Pick a K from the plot above (for example 3 or 4). We will default to **K=4**
and you can adjust if needed.

In [None]:
K = 4  # adjust based on silhouette / domain insights
kmeans_final = KMeans(n_clusters=K, random_state=RANDOM_STATE, n_init=50)
cluster_labels = kmeans_final.fit_predict(X_scaled)

daily_features["cluster"] = cluster_labels
daily_profiles_clustered = daily_profiles.copy()
daily_profiles_clustered["cluster"] = cluster_labels

daily_features[["total_kwh", "day_frac", "night_frac", "evening_frac", "cluster"]].head()

## 4. Cluster interpretation

We now look at:

- Cluster sizes.
- Mean aggregate features per cluster.
- **Average daily profile** (24h) per cluster.


In [None]:
# Cluster sizes
cluster_counts = daily_features["cluster"].value_counts().sort_index()
cluster_counts

In [None]:
agg_cols = ["total_kwh", "day_frac", "night_frac", "evening_frac", "max_kwh", "mean_kwh"]
cluster_summary = daily_features.groupby("cluster")[agg_cols].mean()
cluster_summary

In [None]:
# Average 24h profile per cluster
hour_cols = [c for c in daily_profiles.columns if c.startswith("h_")]
cluster_profiles = daily_profiles_clustered.groupby("cluster")[hour_cols].mean()

for cluster_id, row in cluster_profiles.iterrows():
    plt.plot(range(24), row.values, label=f"Cluster {cluster_id}")

plt.xticks(range(24))
plt.xlabel("Hour of day")
plt.ylabel("Average kWh")
plt.title("Average daily load shape per cluster")
plt.legend()
plt.show()

You can now **interpret** each cluster qualitatively, for example:

- Cluster with high **evening_frac** and peak around 19–22h → "evening-heavy" days.
- Cluster with high **day_frac** and flatter profile → "home all day" days.
- Cluster with low total_kwh → "low consumption" or absence/vacation days.

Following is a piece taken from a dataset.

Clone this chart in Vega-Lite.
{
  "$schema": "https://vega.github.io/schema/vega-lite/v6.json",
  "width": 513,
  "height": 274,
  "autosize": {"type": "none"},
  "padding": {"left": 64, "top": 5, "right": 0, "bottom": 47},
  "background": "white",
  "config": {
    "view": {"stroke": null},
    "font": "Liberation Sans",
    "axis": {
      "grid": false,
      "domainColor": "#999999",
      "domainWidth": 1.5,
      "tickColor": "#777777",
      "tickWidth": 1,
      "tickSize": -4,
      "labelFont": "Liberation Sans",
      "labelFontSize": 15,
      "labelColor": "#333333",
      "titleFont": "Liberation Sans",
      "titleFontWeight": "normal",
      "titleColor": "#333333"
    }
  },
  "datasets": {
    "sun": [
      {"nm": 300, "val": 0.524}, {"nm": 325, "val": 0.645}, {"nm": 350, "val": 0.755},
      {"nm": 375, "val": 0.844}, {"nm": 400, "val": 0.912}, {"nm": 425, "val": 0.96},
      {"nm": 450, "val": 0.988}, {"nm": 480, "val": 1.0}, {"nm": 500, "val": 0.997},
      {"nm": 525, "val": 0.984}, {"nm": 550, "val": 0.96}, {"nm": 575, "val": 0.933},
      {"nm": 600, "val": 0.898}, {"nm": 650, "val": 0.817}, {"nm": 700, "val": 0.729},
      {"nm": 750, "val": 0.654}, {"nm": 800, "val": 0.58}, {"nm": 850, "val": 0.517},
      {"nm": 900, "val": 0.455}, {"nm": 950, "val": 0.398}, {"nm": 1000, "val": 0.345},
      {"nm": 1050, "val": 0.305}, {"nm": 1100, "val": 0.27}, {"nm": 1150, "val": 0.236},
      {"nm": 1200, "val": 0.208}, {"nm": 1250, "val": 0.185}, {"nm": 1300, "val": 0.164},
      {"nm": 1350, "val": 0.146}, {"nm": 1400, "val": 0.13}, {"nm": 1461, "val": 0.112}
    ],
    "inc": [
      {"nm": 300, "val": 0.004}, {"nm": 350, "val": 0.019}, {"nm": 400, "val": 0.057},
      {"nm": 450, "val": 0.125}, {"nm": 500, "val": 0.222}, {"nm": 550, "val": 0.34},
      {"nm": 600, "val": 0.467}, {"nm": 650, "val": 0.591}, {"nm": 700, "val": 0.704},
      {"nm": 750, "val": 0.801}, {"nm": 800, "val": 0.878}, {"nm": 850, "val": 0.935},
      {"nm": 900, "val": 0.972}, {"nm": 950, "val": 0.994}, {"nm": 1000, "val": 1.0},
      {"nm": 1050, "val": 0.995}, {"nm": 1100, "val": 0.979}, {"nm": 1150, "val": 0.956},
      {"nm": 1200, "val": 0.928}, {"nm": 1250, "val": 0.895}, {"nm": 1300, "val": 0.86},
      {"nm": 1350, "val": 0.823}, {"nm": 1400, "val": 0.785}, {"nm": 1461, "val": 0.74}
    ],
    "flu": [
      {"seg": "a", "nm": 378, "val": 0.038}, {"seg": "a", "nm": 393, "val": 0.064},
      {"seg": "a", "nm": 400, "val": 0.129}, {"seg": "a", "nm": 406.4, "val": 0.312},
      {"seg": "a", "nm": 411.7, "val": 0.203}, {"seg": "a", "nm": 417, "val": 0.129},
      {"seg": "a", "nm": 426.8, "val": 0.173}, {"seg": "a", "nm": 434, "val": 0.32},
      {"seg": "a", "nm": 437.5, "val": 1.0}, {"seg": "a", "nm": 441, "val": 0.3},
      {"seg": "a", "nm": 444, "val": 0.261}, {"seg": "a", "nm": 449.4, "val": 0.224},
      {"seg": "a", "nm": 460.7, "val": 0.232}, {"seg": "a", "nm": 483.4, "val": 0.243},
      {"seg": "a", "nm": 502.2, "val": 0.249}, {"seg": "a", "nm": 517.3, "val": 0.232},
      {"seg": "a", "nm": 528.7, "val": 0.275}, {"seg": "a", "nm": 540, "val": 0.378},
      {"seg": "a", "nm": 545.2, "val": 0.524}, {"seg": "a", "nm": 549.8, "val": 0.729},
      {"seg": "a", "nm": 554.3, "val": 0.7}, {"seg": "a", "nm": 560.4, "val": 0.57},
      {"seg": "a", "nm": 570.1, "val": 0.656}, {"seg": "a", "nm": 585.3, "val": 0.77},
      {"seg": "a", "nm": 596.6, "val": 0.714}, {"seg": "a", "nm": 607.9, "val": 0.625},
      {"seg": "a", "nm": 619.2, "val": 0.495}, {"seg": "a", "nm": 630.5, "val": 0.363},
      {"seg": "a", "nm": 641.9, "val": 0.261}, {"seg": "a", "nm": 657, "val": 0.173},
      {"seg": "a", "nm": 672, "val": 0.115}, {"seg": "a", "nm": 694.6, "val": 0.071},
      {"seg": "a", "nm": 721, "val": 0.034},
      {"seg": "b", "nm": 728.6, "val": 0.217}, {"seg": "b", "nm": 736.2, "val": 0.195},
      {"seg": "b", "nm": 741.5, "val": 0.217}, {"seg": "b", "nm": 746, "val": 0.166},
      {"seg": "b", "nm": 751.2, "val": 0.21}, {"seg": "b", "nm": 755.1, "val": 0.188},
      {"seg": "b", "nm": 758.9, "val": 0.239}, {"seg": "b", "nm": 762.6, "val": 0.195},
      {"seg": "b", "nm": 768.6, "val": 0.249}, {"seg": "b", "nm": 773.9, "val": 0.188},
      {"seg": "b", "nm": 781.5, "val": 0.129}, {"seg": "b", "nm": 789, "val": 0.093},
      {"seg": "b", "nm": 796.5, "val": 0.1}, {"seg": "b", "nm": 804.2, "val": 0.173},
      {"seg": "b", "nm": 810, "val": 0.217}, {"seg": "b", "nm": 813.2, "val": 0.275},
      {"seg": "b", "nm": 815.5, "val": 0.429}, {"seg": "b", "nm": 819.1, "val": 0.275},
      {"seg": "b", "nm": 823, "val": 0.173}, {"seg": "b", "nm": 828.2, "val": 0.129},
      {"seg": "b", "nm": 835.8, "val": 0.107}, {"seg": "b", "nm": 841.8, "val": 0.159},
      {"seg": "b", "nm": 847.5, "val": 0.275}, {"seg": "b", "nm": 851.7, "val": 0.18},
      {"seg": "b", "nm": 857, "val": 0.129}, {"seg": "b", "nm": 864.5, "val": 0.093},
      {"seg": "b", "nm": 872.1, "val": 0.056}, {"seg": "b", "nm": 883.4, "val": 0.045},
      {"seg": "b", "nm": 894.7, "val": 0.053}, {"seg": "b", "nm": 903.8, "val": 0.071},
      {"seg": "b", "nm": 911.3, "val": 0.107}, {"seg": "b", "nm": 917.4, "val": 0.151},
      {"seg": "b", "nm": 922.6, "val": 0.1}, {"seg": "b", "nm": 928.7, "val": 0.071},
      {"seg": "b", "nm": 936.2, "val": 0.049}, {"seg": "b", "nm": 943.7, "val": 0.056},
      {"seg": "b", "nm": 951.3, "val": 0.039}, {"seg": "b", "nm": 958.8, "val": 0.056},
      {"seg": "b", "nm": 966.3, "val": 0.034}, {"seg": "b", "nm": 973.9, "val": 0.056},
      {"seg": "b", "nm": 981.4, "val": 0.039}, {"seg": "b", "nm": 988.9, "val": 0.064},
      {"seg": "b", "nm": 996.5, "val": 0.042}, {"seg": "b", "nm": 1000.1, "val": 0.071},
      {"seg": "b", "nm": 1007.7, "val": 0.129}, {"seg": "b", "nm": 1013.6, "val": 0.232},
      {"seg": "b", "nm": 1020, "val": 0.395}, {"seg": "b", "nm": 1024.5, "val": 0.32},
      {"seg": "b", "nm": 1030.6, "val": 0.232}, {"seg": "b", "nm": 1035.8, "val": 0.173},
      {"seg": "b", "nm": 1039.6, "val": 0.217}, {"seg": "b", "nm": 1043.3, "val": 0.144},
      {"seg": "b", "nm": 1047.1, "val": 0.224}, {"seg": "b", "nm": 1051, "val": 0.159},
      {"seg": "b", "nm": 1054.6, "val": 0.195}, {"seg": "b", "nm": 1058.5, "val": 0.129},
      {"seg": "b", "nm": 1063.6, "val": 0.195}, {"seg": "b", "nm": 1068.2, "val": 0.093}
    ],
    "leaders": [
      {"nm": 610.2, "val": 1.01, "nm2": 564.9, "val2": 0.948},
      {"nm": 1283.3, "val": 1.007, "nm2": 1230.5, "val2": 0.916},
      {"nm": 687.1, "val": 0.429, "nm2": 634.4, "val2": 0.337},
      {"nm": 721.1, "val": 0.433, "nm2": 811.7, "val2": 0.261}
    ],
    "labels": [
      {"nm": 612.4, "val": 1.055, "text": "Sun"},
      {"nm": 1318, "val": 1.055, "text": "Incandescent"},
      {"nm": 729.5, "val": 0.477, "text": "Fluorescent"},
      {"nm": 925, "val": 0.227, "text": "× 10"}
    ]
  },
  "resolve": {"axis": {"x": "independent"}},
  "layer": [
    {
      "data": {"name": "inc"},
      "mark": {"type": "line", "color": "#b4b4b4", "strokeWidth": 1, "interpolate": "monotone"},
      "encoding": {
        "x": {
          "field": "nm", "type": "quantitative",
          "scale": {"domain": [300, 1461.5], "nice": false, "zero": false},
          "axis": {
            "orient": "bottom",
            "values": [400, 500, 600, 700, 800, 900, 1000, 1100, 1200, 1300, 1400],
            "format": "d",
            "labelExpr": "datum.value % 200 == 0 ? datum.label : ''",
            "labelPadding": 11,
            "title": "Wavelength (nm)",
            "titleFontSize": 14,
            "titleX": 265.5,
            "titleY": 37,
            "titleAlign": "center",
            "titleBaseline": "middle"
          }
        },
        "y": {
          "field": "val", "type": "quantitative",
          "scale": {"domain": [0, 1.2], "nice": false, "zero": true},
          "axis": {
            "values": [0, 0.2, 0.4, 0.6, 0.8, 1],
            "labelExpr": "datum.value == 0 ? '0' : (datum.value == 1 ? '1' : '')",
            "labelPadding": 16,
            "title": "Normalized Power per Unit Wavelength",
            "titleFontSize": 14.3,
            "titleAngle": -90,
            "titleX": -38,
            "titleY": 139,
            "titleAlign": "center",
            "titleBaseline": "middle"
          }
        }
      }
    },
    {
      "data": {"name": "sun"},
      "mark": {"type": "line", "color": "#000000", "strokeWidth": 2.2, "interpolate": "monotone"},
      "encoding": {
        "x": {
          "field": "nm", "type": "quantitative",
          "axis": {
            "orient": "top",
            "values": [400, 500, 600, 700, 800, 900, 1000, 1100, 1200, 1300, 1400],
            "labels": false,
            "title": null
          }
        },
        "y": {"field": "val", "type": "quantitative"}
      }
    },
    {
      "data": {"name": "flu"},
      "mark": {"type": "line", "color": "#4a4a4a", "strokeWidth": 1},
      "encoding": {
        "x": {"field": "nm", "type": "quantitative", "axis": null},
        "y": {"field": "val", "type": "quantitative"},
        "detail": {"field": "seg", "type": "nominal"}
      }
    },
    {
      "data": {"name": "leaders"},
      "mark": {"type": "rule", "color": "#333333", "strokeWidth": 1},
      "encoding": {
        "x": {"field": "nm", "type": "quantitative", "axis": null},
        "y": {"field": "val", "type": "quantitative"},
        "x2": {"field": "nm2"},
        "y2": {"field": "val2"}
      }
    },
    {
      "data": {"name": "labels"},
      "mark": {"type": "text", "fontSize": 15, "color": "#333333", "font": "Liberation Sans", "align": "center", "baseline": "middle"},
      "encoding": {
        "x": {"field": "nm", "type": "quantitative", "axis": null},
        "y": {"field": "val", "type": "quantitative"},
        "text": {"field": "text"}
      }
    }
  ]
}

## 5. Visualising clusters in 2D with PCA

We project the standardised feature space into 2D using **PCA** for a quick
visual view of cluster separation.


In [None]:
pca = PCA(n_components=2, random_state=RANDOM_STATE)
X_pca = pca.fit_transform(X_scaled)

pca_df = pd.DataFrame(
    X_pca,
    columns=["pc1", "pc2"],
    index=daily_features.index,
)
pca_df["cluster"] = daily_features["cluster"].values

sns.scatterplot(data=pca_df, x="pc1", y="pc2", hue="cluster", palette="tab10", alpha=0.7)
plt.title("Daily energy patterns – PCA projection")
plt.show()

## 6. Simple classifier for cluster prediction

To mimic a production use case, we train a simple model that predicts the
cluster from a **small set of aggregate features** only:

- `total_kwh`, `day_frac`, `night_frac`, `evening_frac`, `weekday`.

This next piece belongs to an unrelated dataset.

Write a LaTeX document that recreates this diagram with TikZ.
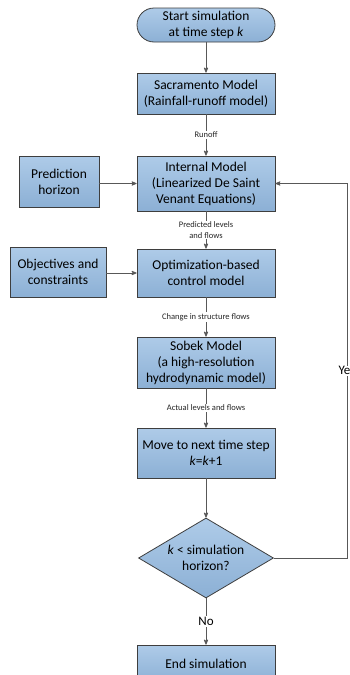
\documentclass[tikz,border=0pt]{standalone}
\usepackage{fontspec}
\setmainfont{Carlito}
\usetikzlibrary{arrows,shapes.geometric}
\definecolor{boxtop}{RGB}{174,203,232}
\definecolor{boxbot}{RGB}{140,176,213}
\definecolor{boxline}{RGB}{62,62,62}
\definecolor{flowgray}{RGB}{88,88,88}

\begin{document}
\begin{tikzpicture}[x=1pt,y=-1pt]
\tikzset{flowbox/.style={draw=boxline,line width=0.8pt,top color=boxtop,bottom color=boxbot,
  minimum width=138pt,align=center,inner sep=2pt,font=\fontsize{13.5}{16}\selectfont}}
\tikzset{startstop/.style={flowbox,rounded corners=17pt,minimum height=34pt}}
\tikzset{decision/.style={flowbox,diamond,minimum width=135pt,minimum height=80pt,inner sep=0pt}}
\tikzset{flowline/.style={draw=flowgray,line width=0.8pt,->,>=stealth'}}
\tikzset{edgelabel/.style={fill=white,inner sep=1pt,align=center,text=black!85,font=\fontsize{8.5}{10.5}\selectfont}}
\tikzset{answer/.style={fill=white,inner sep=1pt,font=\fontsize{13}{15}\selectfont}}

\useasboundingbox (0,0) rectangle (349,675);

% main column
\node[startstop] (start) at (206,25) {Start simulation\\at time step \textit{k}};
\node[flowbox,minimum height=41pt] (sac) at (206,93.5) {Sacramento Model\\(Rainfall-runoff model)};
\node[flowbox,minimum height=55pt] (internal) at (206,183.5) {Internal Model\\(Linearized De Saint\\Venant Equations)};
\node[flowbox,minimum height=48pt] (opt) at (206,273) {Optimization-based\\control model};
\node[flowbox,minimum height=51pt] (sobek) at (206,362.5) {Sobek Model\\(a high-resolution\\hydrodynamic model)};
\node[flowbox,minimum height=50pt] (move) at (206,453) {Move to next time step\\\textit{k}=\textit{k}+1};
\node[decision,label={[align=center,font=\fontsize{13.5}{16}\selectfont]center:\textit{k} < simulation\\horizon?}] (dec) at (206,558) {};
\node[flowbox,minimum height=38pt] (finish) at (206,664) {End simulation};

% side inputs
\node[flowbox,minimum width=80pt,minimum height=51pt] (pred) at (59,181.5) {Prediction\\horizon};
\node[flowbox,minimum width=96pt,minimum height=50pt] (obj) at (58,272) {Objectives and\\constraints};

\coordinate (loopx) at (347,0);

\draw[flowline] (start) -- (sac);
\draw[flowline] (sac) -- node[edgelabel]{Runoff} (internal);
\draw[flowline] (pred.east |- internal) -- (internal);
\draw[flowline] (internal) -- node[edgelabel]{Predicted levels\\and flows} (opt);
\draw[flowline] (obj.east |- opt) -- (opt);
\draw[flowline] (opt) -- node[edgelabel]{Change in structure flows} (sobek);
\draw[flowline] (sobek) -- node[edgelabel]{Actual levels and flows} (move);
\draw[flowline] (move) -- (dec);
\draw[flowline] (dec) -- node[answer]{No} (finish);
\draw[flowline] (dec.east) -- (dec.east -| loopx) -- node[answer]{Yes} (internal.east -| loopx) -- (internal.east);

\end{tikzpicture}
\end{document}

This could be used to quickly assign new days to segments.


In [None]:
clf_features = ["total_kwh", "day_frac", "night_frac", "evening_frac", "weekday"]
X_clf = daily_features[clf_features].to_numpy()
y_clf = daily_features["cluster"].to_numpy()

# Simple train/test split on time: first 80% days for train, last 20% for test
n_days = len(daily_features)
split_idx = int(n_days * 0.8)
X_clf_train, X_clf_test = X_clf[:split_idx], X_clf[split_idx:]
y_clf_train, y_clf_test = y_clf[:split_idx], y_clf[split_idx:]

rf_clf = RandomForestClassifier(
    n_estimators=300,
    random_state=RANDOM_STATE,
    n_jobs=-1,
)
rf_clf.fit(X_clf_train, y_clf_train)

y_pred_clf = rf_clf.predict(X_clf_test)
print(classification_report(y_clf_test, y_pred_clf))
print("Confusion matrix:\n", confusion_matrix(y_clf_test, y_pred_clf))

## 7. Segments and tariff ideas

Now that we have clusters, you can frame them in business terms, for example:

- **Cluster A – evening peakers**:
  - High `evening_frac`, strong peak 19–22h.
  - Could benefit from **time-of-use tariffs** that make late peak more expensive
    or incentivise load shifting.

- **Cluster B – day-heavy**:
  - High `day_frac`, relatively flat evening.
  - Might be home workers or retirees; tariffs could encourage midday usage
    when wholesale prices are low.

- **Cluster C – low consumption / away days**:
  - Low `total_kwh` and flat profile.
  - Suitable for low fixed fees or alerts when consumption deviates.

The exact interpretation depends on how many clusters you chose and the shape
of their average profiles.

From here you can:

- Attach **monetary value** (cost, margin) to each cluster.
- Look at **seasonality of clusters** (which clusters are common in winter vs summer).
- Extend to **multi-household smart meter data** and build proper customer segments.